Make Sure Your Tech Is in Order
You’ll need a tablet, laptop, or smartphone in order to do therapy online. Some therapists are willing to do therapy via voice call only, but you’ll probably form a stronger bond with your therapist, and get more out of the therapeutic relationship, if you can use a video call app to actually see your therapist while you’re talking.
Before your first appointment, make sure you have installed and know how to use whatever app or apps your therapist wants to use for your treatment. Some therapists like to use common teleconferencing software like Skype, Teams, or Zoom. Others may use an app designated by their practice or by the online therapy provider they’re working with. For example, popular online therapy platform Plushcare offers users a mobile app that they can use to share patient information with providers and consult with psychologists and psychiatrists. Make sure you have a registered account with any apps you need to use and that you know how to use them before your first session. Before every session, check that your devices are working properly. Have a backup method of contact, such as a regular phone call, so you can still connect with your therapist if the main app is down or you lose your internet connection mid-session.
Carve Out Space for Therapy
To make the most out of therapy, you need to be intentional about it and dedicated to doing the hard work — which may include some homework from your therapist. When doing therapy online, you have to make a point of carving out time to prepare mentally before your appointment, and time to process the session afterward.
You also need a physical space in which to conduct the session, and you don’t want to be doing it at the coffee shop down the street. Choose a private, quiet spot where you won’t be interrupted. Send the family out shopping for an hour if you have to. Make yourself comfortable and have a beverage and a box of tissues at hand.
Have Some Patience with Your Therapist
If you’re switching from in-person to online therapy with the same therapist, he or she might struggle a little bit to get used to the new technology and the new format. If you’re starting online therapy from scratch, it’s not uncommon to feel awkward during the first session, or even the first few sessions. Be patient as you both navigate the new format, but if you still feel uncomfortable after three sessions, you may want to consider getting a new therapist.
Talk More About How You’re Feeling in Session
One reason why online therapy can feel uncomfortable is that you’re not actually getting all the same body language cues you’d get in person, and that goes for your therapist as well. You’ll need to make sure you’re identifying and verbalizing any emotions that come up during the session, so that your therapist knows where you’re at and how to help you.
Take Full Advantage of the Digital Format
Going to therapy online means you have the opportunity to tailor your treatment to meet your daily needs via text or chat messaging or video or voice check-ins throughout the week. Talk to your therapist about using a combination of text, audio, and video to help you manage your emotions and work towards your goals in between sessions. For example, you might want to text your therapist for advice about a difficult situation you’re going through at the moment or a hard feeling you’re having, so you can get perspective in the moment. And your therapist can help hold you accountable for working towards your goals with daily check-ins via text or phone.

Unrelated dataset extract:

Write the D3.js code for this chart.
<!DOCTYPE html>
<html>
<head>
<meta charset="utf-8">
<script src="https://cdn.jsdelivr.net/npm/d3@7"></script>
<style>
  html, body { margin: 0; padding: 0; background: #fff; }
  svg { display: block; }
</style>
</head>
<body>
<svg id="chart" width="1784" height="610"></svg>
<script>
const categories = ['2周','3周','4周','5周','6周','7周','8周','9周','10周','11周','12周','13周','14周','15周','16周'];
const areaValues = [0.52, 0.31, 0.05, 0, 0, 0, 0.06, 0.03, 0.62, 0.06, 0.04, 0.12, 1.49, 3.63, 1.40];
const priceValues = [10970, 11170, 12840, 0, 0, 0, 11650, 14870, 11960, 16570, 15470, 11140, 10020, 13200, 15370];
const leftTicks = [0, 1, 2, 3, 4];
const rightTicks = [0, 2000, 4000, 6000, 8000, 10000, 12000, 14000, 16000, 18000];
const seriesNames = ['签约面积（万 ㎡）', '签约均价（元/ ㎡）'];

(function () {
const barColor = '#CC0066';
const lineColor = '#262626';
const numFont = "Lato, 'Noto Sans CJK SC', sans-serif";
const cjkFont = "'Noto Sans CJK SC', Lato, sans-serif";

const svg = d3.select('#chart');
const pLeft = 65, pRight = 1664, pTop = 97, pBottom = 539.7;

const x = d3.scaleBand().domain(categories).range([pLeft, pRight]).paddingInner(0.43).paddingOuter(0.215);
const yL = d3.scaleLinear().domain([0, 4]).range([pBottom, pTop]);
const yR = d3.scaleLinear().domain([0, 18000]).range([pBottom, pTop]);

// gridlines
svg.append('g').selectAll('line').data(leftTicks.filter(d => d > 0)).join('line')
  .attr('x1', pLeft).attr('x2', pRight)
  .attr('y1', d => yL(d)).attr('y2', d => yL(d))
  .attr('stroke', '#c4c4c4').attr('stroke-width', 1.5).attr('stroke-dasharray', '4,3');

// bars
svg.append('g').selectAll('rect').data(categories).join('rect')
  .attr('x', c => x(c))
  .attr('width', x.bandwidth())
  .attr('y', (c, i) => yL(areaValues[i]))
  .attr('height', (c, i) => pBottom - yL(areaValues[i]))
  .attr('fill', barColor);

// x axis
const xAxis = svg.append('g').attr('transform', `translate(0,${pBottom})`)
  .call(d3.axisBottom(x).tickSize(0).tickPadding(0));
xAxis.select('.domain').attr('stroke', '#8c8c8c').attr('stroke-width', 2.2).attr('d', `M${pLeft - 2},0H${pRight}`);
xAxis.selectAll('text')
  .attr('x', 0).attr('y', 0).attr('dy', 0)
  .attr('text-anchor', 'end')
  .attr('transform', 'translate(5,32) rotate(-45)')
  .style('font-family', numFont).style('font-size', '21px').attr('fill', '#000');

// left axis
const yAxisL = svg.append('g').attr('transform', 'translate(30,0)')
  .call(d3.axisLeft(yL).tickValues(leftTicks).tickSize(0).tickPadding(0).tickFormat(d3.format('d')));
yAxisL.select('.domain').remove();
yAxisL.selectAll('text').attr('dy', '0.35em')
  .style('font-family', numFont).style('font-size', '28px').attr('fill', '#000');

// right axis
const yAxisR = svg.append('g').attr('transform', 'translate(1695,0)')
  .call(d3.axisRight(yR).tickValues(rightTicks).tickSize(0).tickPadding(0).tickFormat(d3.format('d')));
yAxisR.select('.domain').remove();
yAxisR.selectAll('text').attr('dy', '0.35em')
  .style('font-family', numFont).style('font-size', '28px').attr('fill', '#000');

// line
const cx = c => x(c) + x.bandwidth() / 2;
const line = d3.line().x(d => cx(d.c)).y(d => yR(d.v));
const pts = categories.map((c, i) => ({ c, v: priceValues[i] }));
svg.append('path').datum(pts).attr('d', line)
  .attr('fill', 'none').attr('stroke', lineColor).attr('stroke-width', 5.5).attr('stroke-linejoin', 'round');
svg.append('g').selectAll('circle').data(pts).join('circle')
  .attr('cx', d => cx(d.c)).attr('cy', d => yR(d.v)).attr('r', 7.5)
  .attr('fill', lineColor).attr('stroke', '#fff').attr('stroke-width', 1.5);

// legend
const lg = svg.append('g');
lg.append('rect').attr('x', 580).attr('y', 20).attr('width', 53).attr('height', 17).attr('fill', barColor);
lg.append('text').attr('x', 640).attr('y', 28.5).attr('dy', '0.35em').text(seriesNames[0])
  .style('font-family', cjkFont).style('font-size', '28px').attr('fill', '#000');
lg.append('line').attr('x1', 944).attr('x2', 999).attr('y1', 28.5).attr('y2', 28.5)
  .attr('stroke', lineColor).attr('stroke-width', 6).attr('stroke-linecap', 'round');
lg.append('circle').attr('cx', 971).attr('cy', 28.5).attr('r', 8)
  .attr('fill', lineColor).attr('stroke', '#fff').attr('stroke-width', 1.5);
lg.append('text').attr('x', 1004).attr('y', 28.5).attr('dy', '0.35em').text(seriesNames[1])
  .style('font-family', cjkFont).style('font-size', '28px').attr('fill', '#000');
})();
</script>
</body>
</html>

Of course, you need to respect your therapist’s time and the fact that he or she has a life outside of being your therapist. Get used to the idea that your therapist might not respond to texts or emails right away, and that he or she may want to put hard limits on communication outside of the regular session.
Online therapy can be a great tool to help you get back on your feet if trauma or mental illness is bringing you down. Make the most of the tools at your disposal, and you’ll be feeling like yourself again in no time.